I'm sure you can think of dozens of examples where people who are a cog in a
machine are not exactly on-board with the whole thing, yet feel powerless to
stop it.

Diet is not something that everyone feels they can change on a whim. If it
were, I suppose we wouldn't have an obesity crisis, and perhaps more people
would join you as vegans, too.

The cultural pressure to eat meat is also a big factor, just as you have
mentioned in your response here. Not just to be normal, but maybe to avoid
hurting mom's feelings when she makes your childhood-favorite lasagna or
something.

People use the same argument for eating meat (it tastes good) as they do for
getting morbidly obese. Nobody wants to be morbidly obese or impose those
kinds of health problems on themselves, so perhaps you need to understand that
the issue is deeper than just "I do or don't want to hurt animals." It
certainly is with obesity.

------
inieves
I did it within minutes.

Watch the film on YouTube: "Earthlings"

Try to watch it in a full sitting.
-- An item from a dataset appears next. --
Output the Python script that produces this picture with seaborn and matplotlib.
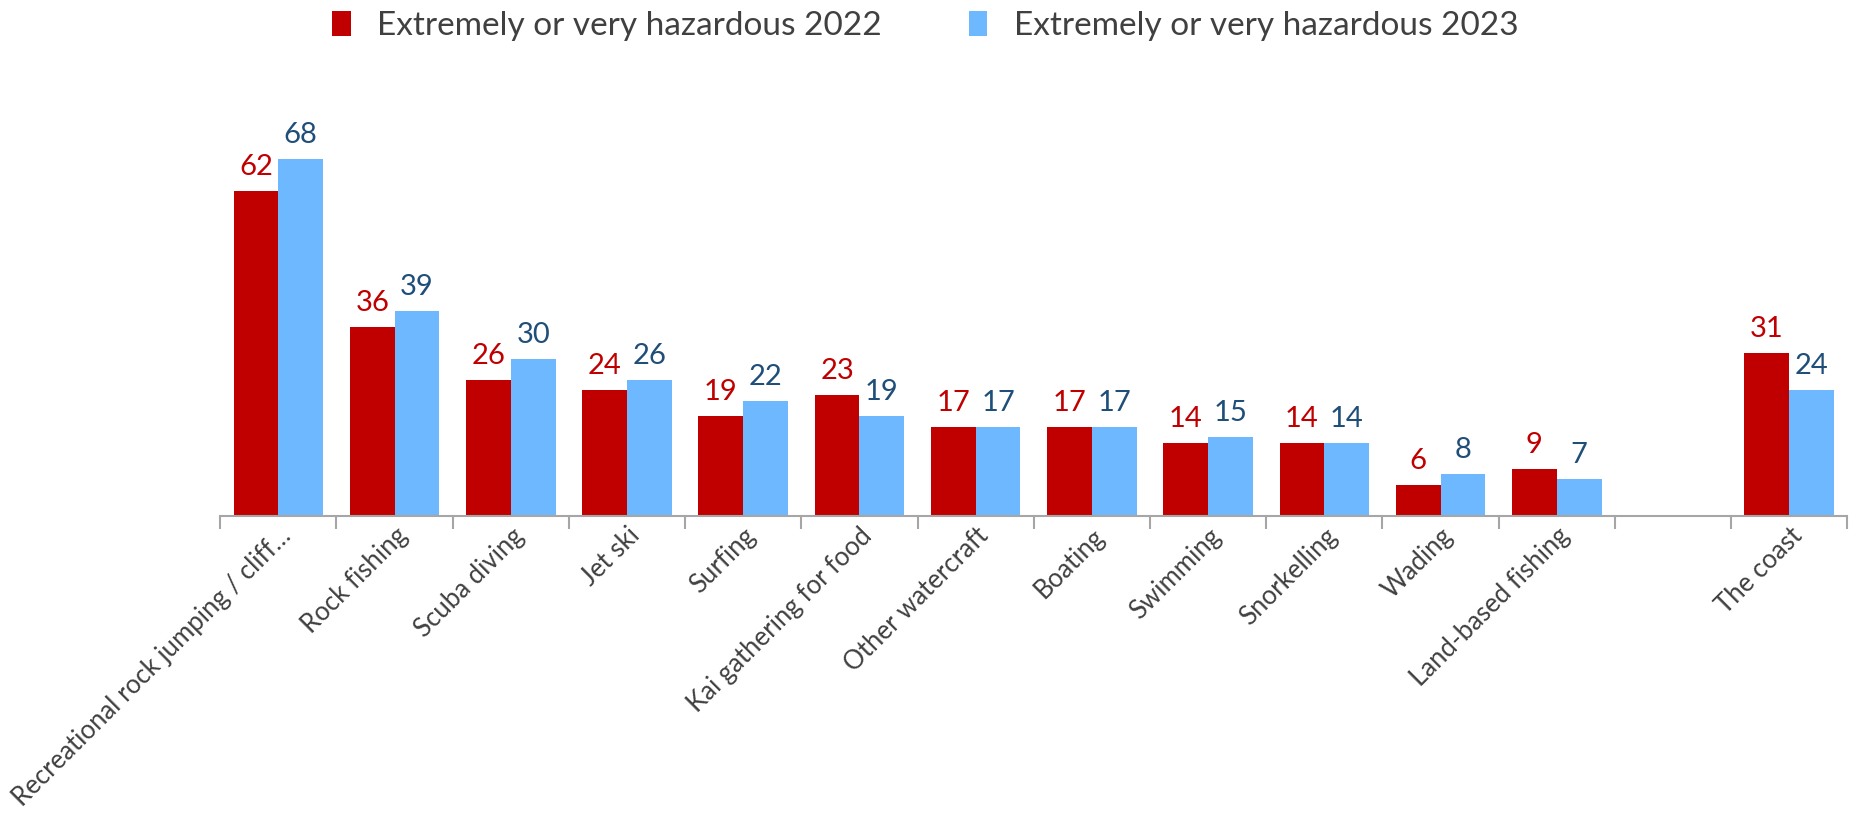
import matplotlib
matplotlib.use("Agg")
import matplotlib.pyplot as plt
import seaborn as sns
import pandas as pd
import numpy as np
from matplotlib.ticker import FixedLocator

categories = ["Recreational rock jumping / cliff…", "Rock fishing", "Scuba diving", "Jet ski",
              "Surfing", "Kai gathering for food", "Other watercraft", "Boating", "Swimming",
              "Snorkelling", "Wading", "Land-based fishing", " ", "The coast"]
values_2022 = [62, 36, 26, 24, 19, 23, 17, 17, 14, 14, 6, 9, None, 31]
values_2023 = [68, 39, 30, 26, 22, 19, 17, 17, 15, 14, 8, 7, None, 24]
series = ["Extremely or very hazardous 2022", "Extremely or very hazardous 2023"]

rows = []
for c, a, b in zip(categories, values_2022, values_2023):
    if a is not None:
        rows.append((c, series[0], a))
        rows.append((c, series[1], b))
df = pd.DataFrame(rows, columns=["cat", "series", "value"])

sns.set_theme(style="white")
plt.rcParams['font.family'] = ['Lato', 'DejaVu Sans']

fig = plt.figure(figsize=(18.51, 8.22), dpi=100)
ax = fig.add_axes([0.119, 0.372, 0.879, 0.511])

red = "#C00000"
blue = "#6DB8FF"
sns.barplot(data=df, x="cat", y="value", hue="series", order=categories, hue_order=series,
            palette=[red, blue], width=0.77, ax=ax, legend=True, saturation=1, linewidth=0)

ax.set_ylim(0, 80)
ax.set_xlim(-0.5, len(categories) - 0.5)
label_colors = [red, "#1F4E79"]
for cont, col in zip(ax.containers, label_colors):
    labels = []
    for r in cont:
        h = r.get_height()
        labels.append("" if (h is None or np.isnan(h)) else f"{h:.0f}")
    ax.bar_label(cont, labels=labels, padding=8, color=col, fontsize=21)

for s in ["top", "right", "left"]:
    ax.spines[s].set_visible(False)
ax.spines["bottom"].set_color("#A6A6A6")
ax.spines["bottom"].set_linewidth(1.5)
ax.set_yticks([])
ax.set_xlabel("")
ax.set_ylabel("")
ax.xaxis.set_minor_locator(FixedLocator(np.arange(-0.5, len(categories), 1.0)))
ax.tick_params(axis="x", which="minor", length=9, width=1.5, color="#A6A6A6", bottom=True)
ax.tick_params(axis="x", which="major", length=0, pad=5)
ax.set_xticks(range(len(categories)))
ax.set_xticklabels(categories, rotation=45, ha="right", rotation_mode="anchor",
                   fontsize=18.5, color="#404040")

leg = ax.legend(loc="center", bbox_to_anchor=(0.5, 0.968), bbox_transform=fig.transFigure,
                ncol=2, frameon=False, fontsize=24, handlelength=0.55, handleheight=0.75,
                columnspacing=2.6, handletextpad=0.8)
for t in leg.get_texts():
    t.set_color("#404040")

fig.savefig("out.png", dpi=100)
You probably wont be able to, but try. Then
walk to a mirror and look yourself in the face, and ask if you and this world
are really real, that is, do your own version of a reality check.

Then you will see your proverbial red pill and blue pill.
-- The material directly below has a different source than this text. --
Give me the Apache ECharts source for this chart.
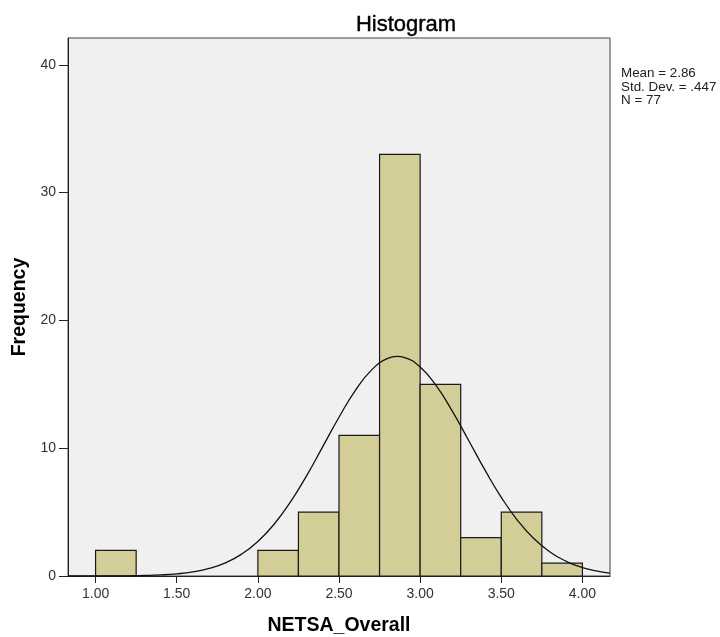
<!DOCTYPE html>
<html><head><meta charset="utf-8">
<script src="https://cdn.jsdelivr.net/npm/echarts@6/dist/echarts.min.js"></script>
<style>html,body{margin:0;padding:0;background:#fff}#c{width:720px;height:637px}</style>
</head><body><div id="c"></div>
<script>
// Histogram bins (NETSA_Overall, bin width 0.25)
var binStarts = [1.00, 1.25, 1.50, 1.75, 2.00, 2.25, 2.50, 2.75, 3.00, 3.25, 3.50, 3.75];
var binWidth = 0.25;
var frequencies = [2, 0, 0, 0, 2, 5, 11, 33, 15, 3, 5, 1];
// Normal curve
var curveX = [0.83, 1.00, 1.10, 1.20, 1.30, 1.40, 1.50, 1.60, 1.70, 1.80, 1.90, 2.00, 2.10, 2.20, 2.30, 2.40, 2.50, 2.60, 2.70, 2.80, 2.86, 2.90, 3.00, 3.10, 3.20, 3.30, 3.40, 3.50, 3.60, 3.70, 3.80, 3.90, 4.00, 4.10, 4.17];
var curveY = [0.0005, 0.003, 0.007, 0.017, 0.039, 0.083, 0.168, 0.323, 0.593, 1.03, 1.71, 2.70, 4.05, 5.78, 7.84, 10.12, 12.42, 14.51, 16.11, 17.03, 17.18, 17.11, 16.36, 14.87, 12.86, 10.58, 8.28, 6.16, 4.36, 2.94, 1.88, 1.15, 0.66, 0.37, 0.23];
var xTicks = [1.00, 1.50, 2.00, 2.50, 3.00, 3.50, 4.00];
var yTicks = [0, 10, 20, 30, 40];
var statsLines = ['Mean = 2.86', 'Std. Dev. = .447', 'N = 77'];

var chart = echarts.init(document.getElementById('c'));
var barData = binStarts.map(function (s, i) { return [s, s + binWidth, frequencies[i]]; }).filter(function (d) { return d[2] > 0; });
var curveData = curveX.map(function (x, i) { return [x, curveY[i]]; });
var font = 'Liberation Sans, Arial, sans-serif';
chart.setOption({
  animation: false,
  backgroundColor: '#ffffff',
  title: {
    text: 'Histogram', left: 401, top: 9, textAlign: 'center',
    textStyle: { fontFamily: font, fontSize: 22, fontWeight: 'normal', color: '#000', textBorderColor: '#000', textBorderWidth: 0.4 }
  },
  graphic: [{
    type: 'text', left: 621, top: 67,
    style: { text: statsLines.join('\n'), fontFamily: font, fontSize: 13.4, lineHeight: 13.5, fill: '#222' }
  }],
  grid: {
    left: 68, right: 110, top: 38, bottom: 61,
    outerBoundsMode: 'none', containLabel: false,
    show: true, backgroundColor: '#f0f0f0', borderColor: '#444', borderWidth: 1
  },
  xAxis: {
    type: 'value', min: 0.83, max: 4.17,
    name: 'NETSA_Overall', nameLocation: 'middle', nameGap: 40,
    nameTextStyle: { fontFamily: font, fontSize: 19.5, fontWeight: 'bold', color: '#000' },
    axisLine: { show: true, onZero: false, lineStyle: { color: '#222', width: 1 } },
    axisTick: { show: true, length: 7, customValues: xTicks, lineStyle: { color: '#222' } },
    axisLabel: { customValues: xTicks, fontFamily: font, fontSize: 14, color: '#333', margin: 11,
      formatter: function (v) { return v.toFixed(2); } },
    splitLine: { show: false }
  },
  yAxis: {
    type: 'value', min: 0, max: 42.1,
    name: 'Frequency', nameLocation: 'middle', nameGap: 38, nameRotate: 90,
    nameTextStyle: { fontFamily: font, fontSize: 19.5, fontWeight: 'bold', color: '#000' },
    axisLine: { show: true, lineStyle: { color: '#222', width: 1 } },
    axisTick: { show: true, length: 9, customValues: yTicks, lineStyle: { color: '#222' } },
    axisLabel: { customValues: yTicks, fontFamily: font, fontSize: 14, color: '#333', margin: 12 },
    splitLine: { show: false }
  },
  series: [{
    type: 'custom',
    data: barData,
    encode: { x: [0, 1], y: 2 },
    renderItem: function (params, api) {
      var p0 = api.coord([api.value(0), 0]);
      var p1 = api.coord([api.value(1), api.value(2)]);
      return {
        type: 'rect',
        shape: { x: p0[0], y: p1[1], width: p1[0] - p0[0], height: p0[1] - p1[1] },
        style: { fill: '#d3ce97', stroke: '#1a1a1a', lineWidth: 1.2 }
      };
    },
    z: 2
  }, {
    type: 'line', data: curveData, smooth: true, showSymbol: false,
    lineStyle: { color: '#111', width: 1.3 }, z: 3, clip: true
  }]
});
</script></body></html>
Dont do it because you think you might lose a few pounds and impress some
stranger at a beach. Do it because you want to deeply re-examine life and this
world. Make it a life path for yourself.

Its either a difficult and impossible path OR its a trivially easy path, it
all depends on your intentions.

Watch the film.

I have been vegan for several years.

It took me almost 2 years to watch the film in its entirety.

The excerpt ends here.